In Alaska, bear hunting is permitted year-round; you only require a hunting license. The bag limits are also bigger, and “in most Interior units, each hunter may take more than one black bear each regulatory year.”
Is Beat Meat Good for You?
Bear meat is healthier than beef because it’s lower in fat. A 100g portion of bear meat contains just 8.3% fat, while the same serving of beef contains up to “contains up to 20.7% fat.”
It is fattier than other wild meats, like elk and buffalo, but is still a healthy source of protein, with each 100g portion containing approximately 20g of protein.
Bear meat has higher than average iron levels, with a 100g portion containing “a whopping 7.2 milligrams of iron.” Iron is an essential component of hemoglobin, without which our bodies struggle to transport oxygen effectively, leading to fatigue.
Although high in cholesterol, bear meat is low in sodium and a good source of vitamin B12, zinc, and riboflavin.
Bear meat may not have all the health benefits of elk, but it’s not as bad for you as heavily processed meats like sausages and beef burgers.
How to Prepare Bear Meat
Bear meat is more straightforward to cook than lean game meats because the fat keeps the meat moist and prevents it from drying out.
Many people marinate their bear meat before cooking it, saying it improves the flavor and eliminates the bear smell. Others recommend parboiling it first to remove the excess fat.
Marinated bear meat is better for steaks and roasts, while you can turn parboiled bear meat into tasty stews and soups.
Whichever recipe you choose, ensure you cook your bear meat thoroughly to eliminate any risk of trichinosis. If making a roast, you need to cook bear meat at “375 degrees F for 20-25 minutes per pound,” while a bear stew should simmer for two to three hours.

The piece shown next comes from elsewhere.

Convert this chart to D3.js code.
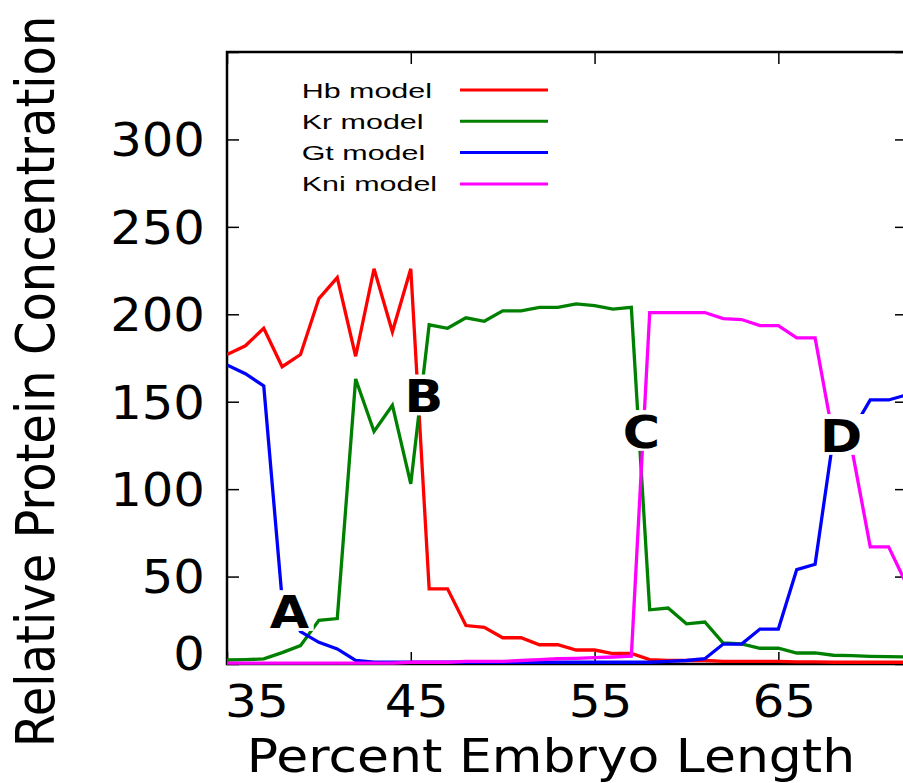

There are some intriguing and mouth-watering recipes available online, from tender roasts to hearty stews. You could also experiment with making bear sausages or even bear jerky!
Bear meat is high in protein, low in sodium, and packed with iron, making it an excellent food for survivalists. It needs to be cooked thoroughly to remove nasty parasites like trichinella, but it can be both delicious and tender once cooked.
Bear meat varies in flavor, depending on the time of year and the diet of the bear in question. Bears living off a fish-based diet won’t taste anywhere near as good as one eating fresh spring shoots and berries.
Hunting and eating black bears in most states is legal, although permits may be required. You can also share bear meat with friends and family, but you’re not allowed to sell it.
If given a choice between a meal of edible leaves, or a combination of bear meat and edible leaves, I think I’d go for the latter, even though my love for Winnie the Pooh makes the thought of eating bear hard to swallow!